US President Barack Obama, in a New York Times interview last week, said, he is prepared to go "further than any other administration's gone before" in terms of providing Israel with additional US security assurances.
US Under Secretary of State Wendy Sherman, in a briefing with Israeli diplomatic reporters last week, said that Obama, during his phone conversation with Netanyahu soon after the announcement of the deal, tried to "talk about ways that they might enhance future security cooperation with Israel," but that Netanyahu was "not ready to have that discussion yet."
Asked on ABC whether he would personally lobby Congress, which has 60 days to review and vote on the agreement, Netanyahu said it was "very important" for him as the "prime minister of the one and only Jewish state to make our case against a deal that we believe endangers our security, our survival even, and the security of the Middle East and the world."
Netanyahu said that rather agree to this accord, another deal should have been negotiated along the lines of "dismantle for dismantle" – Iran dismantle its nuclear infrastructure, in exchange for the dismantling of the sanctions.
"That was the original administration position," he said.
Another alternative, he said, was to partly dismantle Iran's nuclear infrastructure, and keep the international pressure on the Islamic Republic until it stopped its terrorism and subversion around the region and the world.
Now, he said, Iran gets to keep its nuclear infrastructure, while the sanctions will be dismantled in a short time.
Netanyahu pushed back against the idea that the whole world was celebrating this deal, except for Israel.
"The Arab leaders who are talking to me are not celebrating it," he said, though he did not elaborate with whom he was speaking.

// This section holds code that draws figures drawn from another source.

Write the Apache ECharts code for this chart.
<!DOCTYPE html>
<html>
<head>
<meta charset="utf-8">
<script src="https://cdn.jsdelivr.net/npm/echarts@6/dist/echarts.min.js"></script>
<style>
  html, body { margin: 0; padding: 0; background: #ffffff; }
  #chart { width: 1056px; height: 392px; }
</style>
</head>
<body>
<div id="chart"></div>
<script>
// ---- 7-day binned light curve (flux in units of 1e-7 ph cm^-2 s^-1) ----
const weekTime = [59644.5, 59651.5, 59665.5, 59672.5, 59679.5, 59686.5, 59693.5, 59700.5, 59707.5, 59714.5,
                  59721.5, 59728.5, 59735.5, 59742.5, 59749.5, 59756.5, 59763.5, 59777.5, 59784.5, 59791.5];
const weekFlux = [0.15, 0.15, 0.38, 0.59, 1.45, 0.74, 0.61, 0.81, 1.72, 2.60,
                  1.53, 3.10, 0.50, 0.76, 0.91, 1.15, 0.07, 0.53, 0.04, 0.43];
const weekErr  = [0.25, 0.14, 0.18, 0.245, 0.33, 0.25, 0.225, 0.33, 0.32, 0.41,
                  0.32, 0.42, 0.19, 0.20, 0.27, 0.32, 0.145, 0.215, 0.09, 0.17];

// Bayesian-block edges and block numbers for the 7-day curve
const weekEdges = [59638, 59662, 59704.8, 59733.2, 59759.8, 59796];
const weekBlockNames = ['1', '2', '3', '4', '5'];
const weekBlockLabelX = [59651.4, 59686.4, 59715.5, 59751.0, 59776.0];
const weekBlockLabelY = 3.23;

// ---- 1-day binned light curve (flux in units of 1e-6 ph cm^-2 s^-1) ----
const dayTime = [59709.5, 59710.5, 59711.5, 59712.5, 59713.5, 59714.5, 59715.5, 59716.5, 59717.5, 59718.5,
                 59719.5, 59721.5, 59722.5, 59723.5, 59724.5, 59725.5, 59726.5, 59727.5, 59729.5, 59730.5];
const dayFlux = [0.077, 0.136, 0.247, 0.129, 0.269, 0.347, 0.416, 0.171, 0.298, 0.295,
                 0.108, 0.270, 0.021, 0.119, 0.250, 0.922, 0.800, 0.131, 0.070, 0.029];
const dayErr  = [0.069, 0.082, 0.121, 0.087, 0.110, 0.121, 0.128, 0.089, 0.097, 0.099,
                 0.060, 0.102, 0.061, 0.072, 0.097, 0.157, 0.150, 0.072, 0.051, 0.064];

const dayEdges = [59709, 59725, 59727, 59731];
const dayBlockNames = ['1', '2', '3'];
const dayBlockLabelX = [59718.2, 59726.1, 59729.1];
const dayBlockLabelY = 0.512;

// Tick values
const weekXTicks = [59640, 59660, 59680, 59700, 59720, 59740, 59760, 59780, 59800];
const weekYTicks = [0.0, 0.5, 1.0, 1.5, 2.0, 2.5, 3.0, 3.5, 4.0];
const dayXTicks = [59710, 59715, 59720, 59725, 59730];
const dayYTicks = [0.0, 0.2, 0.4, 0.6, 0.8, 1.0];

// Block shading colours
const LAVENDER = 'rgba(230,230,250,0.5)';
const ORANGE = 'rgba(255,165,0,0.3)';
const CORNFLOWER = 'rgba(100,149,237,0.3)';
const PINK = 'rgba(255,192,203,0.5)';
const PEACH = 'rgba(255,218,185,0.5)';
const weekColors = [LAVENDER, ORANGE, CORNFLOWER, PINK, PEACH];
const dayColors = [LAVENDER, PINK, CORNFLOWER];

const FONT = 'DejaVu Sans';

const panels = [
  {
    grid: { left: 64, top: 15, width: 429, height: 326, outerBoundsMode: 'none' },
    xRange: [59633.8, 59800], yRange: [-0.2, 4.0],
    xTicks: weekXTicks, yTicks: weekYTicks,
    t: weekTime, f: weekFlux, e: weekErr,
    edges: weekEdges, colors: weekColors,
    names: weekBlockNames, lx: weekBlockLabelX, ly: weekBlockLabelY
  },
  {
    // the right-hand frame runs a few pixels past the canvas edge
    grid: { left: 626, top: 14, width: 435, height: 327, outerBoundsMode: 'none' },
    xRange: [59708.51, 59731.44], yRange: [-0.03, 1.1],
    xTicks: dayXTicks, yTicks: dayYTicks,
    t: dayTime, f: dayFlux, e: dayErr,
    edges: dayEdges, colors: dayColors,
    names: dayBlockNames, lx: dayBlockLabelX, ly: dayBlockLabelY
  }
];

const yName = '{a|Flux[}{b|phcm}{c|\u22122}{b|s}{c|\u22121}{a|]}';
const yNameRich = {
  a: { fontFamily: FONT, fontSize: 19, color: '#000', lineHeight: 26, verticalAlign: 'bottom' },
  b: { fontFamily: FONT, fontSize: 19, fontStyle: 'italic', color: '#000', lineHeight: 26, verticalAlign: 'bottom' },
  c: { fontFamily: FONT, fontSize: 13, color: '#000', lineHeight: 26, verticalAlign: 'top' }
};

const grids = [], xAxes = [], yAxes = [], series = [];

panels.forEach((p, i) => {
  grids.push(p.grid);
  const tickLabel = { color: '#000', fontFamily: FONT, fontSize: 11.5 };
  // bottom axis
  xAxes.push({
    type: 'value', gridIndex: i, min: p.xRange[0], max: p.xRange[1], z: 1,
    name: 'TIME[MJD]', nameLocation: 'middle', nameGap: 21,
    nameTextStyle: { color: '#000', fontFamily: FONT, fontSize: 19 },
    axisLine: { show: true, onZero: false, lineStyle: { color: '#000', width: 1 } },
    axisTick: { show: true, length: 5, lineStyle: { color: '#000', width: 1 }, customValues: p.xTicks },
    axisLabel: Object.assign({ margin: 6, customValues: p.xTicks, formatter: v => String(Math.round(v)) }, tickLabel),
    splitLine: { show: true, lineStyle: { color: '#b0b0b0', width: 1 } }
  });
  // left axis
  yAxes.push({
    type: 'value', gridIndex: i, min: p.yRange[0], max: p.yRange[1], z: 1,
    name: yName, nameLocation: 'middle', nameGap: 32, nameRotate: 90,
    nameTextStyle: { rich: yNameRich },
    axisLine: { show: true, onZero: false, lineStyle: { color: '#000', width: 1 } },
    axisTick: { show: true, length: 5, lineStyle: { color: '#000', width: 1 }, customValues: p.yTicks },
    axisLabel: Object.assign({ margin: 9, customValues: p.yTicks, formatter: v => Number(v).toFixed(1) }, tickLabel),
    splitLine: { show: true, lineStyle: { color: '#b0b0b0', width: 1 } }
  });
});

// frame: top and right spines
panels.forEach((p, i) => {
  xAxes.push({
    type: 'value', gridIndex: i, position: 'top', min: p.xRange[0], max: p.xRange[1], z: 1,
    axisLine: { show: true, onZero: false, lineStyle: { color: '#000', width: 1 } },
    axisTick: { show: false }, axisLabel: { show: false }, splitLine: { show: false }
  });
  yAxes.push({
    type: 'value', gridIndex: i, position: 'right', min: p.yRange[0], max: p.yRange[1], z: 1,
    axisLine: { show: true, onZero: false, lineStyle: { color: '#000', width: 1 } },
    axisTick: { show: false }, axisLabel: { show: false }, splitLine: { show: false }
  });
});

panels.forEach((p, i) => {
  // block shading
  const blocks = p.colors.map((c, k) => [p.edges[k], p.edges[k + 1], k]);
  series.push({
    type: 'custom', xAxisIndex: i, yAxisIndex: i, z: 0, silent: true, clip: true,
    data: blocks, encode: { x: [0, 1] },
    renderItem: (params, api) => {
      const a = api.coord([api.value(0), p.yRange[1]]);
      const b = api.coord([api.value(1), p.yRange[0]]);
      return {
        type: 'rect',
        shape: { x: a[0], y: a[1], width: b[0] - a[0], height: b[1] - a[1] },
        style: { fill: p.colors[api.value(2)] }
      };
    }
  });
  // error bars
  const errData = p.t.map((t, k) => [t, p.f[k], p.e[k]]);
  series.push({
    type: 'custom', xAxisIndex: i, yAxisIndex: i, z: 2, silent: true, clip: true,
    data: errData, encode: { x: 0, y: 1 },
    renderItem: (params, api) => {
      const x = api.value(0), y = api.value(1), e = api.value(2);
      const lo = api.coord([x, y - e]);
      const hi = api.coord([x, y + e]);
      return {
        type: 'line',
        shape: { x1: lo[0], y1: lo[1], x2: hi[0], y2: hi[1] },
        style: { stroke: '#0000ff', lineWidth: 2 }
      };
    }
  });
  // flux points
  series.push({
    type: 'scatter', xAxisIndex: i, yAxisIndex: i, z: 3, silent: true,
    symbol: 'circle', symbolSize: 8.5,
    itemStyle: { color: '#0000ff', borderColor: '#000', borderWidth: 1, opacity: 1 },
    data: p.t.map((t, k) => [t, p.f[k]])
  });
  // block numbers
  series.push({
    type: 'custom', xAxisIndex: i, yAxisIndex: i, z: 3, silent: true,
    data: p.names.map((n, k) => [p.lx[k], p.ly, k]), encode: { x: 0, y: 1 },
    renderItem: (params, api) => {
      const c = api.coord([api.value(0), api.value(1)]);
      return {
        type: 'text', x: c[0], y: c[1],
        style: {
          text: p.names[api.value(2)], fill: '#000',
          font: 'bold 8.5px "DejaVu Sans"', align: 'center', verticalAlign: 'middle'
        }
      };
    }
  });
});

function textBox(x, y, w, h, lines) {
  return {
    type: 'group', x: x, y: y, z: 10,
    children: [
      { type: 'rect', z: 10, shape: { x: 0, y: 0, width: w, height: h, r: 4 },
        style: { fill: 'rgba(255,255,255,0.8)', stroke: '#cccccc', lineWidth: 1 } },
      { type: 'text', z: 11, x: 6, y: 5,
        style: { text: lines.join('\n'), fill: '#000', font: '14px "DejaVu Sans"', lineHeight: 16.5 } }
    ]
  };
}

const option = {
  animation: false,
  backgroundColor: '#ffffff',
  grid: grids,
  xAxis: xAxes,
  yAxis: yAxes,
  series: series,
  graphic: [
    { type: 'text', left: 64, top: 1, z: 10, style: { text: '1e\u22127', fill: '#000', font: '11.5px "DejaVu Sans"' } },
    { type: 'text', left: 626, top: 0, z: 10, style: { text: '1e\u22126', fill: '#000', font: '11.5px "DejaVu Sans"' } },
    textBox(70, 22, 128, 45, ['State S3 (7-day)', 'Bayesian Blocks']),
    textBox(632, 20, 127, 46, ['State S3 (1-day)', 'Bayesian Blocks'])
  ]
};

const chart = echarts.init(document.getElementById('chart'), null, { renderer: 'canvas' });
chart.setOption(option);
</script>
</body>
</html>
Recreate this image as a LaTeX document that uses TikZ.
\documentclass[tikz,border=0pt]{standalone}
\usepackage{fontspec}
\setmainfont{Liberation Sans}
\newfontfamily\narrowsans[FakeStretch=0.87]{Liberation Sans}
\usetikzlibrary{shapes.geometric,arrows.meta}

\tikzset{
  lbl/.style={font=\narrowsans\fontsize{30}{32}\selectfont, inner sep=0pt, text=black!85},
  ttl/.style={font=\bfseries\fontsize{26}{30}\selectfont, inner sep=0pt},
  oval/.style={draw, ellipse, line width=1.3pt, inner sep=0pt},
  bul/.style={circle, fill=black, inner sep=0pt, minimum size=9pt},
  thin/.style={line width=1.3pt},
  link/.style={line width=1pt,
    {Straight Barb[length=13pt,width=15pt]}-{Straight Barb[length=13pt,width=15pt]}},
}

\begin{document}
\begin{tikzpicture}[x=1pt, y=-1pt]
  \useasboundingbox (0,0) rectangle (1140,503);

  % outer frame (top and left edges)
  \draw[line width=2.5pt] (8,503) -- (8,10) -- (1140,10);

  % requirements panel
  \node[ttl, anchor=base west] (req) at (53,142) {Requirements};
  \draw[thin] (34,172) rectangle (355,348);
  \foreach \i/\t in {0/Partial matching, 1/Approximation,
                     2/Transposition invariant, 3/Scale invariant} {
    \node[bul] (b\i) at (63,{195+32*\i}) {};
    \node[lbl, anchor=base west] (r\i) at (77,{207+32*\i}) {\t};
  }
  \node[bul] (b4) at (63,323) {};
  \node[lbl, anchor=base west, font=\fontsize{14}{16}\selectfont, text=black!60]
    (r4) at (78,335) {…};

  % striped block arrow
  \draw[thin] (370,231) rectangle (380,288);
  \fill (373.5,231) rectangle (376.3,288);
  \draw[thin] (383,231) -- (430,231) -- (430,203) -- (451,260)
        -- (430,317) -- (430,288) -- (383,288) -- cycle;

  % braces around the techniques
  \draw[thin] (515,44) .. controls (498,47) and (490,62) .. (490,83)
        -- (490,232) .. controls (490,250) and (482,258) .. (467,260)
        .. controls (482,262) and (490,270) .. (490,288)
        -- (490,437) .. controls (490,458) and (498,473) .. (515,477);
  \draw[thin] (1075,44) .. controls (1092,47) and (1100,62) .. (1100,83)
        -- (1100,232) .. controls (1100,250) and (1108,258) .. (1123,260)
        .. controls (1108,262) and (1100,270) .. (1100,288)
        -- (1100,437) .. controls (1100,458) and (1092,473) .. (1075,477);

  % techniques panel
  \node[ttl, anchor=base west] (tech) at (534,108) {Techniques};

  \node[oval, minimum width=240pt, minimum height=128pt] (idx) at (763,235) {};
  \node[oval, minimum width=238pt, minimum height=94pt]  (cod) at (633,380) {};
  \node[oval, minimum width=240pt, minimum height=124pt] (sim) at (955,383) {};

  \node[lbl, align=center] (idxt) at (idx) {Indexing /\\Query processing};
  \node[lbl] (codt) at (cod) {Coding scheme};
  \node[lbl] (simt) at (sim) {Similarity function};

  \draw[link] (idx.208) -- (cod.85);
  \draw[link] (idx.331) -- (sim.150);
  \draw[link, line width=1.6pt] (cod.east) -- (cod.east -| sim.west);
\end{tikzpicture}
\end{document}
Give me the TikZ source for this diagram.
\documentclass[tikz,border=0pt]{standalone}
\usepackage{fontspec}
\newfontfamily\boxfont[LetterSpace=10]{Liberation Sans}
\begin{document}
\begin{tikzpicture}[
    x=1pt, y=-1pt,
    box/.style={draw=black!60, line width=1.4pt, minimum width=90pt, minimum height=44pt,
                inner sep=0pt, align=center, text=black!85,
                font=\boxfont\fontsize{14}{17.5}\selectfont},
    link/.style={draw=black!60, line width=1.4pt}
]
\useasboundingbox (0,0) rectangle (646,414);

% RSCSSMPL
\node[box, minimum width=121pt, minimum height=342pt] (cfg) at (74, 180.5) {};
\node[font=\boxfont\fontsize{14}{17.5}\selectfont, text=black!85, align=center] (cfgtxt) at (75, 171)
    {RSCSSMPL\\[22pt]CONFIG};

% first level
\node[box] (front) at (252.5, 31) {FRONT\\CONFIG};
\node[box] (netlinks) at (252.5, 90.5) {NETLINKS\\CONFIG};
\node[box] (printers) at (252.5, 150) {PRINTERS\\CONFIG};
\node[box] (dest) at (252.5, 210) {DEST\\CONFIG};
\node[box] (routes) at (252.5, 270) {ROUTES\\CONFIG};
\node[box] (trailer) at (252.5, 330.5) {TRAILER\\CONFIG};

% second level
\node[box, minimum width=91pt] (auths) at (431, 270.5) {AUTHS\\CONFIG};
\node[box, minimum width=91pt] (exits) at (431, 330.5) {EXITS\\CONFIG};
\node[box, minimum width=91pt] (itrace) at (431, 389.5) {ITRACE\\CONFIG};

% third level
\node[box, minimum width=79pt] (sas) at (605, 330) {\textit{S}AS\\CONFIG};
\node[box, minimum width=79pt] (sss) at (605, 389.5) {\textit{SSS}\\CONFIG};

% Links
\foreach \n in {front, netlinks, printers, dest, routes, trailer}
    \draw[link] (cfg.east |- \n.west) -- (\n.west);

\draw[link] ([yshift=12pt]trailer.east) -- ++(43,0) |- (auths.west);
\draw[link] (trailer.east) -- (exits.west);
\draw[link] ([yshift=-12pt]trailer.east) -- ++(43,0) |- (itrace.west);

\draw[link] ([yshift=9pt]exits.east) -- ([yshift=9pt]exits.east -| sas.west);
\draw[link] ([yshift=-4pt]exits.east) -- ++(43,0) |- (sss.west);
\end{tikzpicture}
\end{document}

He pointed out that there is bipartisan agreement in Israel that "this is a very bad deal."
At the opening of the weekly cabinet meeting, Netanyahu addressed one of the US administration's main arguments: Neither Israel – nor anyone else – provided any viable alternative to this deal.
"The alternative to this failed agreement, which we proposed repeatedly, is the continuation and strengthening of the sanctions on Iran and conditioning the lifting of the restrictions on Iran's nuclear program, and the lifting of the pressure on Iran, only if it changes its policy," he said. "As long as the Iranian leadership is encouraging calls of ‘Death to America' and ‘Death to Israel,' there is no reason to make any concessions to them."
Netanyahu said that if anyone thought the "extraordinary con - cessions" made to Iran would lead to a change in its positions, they received a "crushing answer over the weekend," when Iran's Supreme Leader Ayatollah Ali Khamenei made clear that the deal would not alter Iran's policies in the region.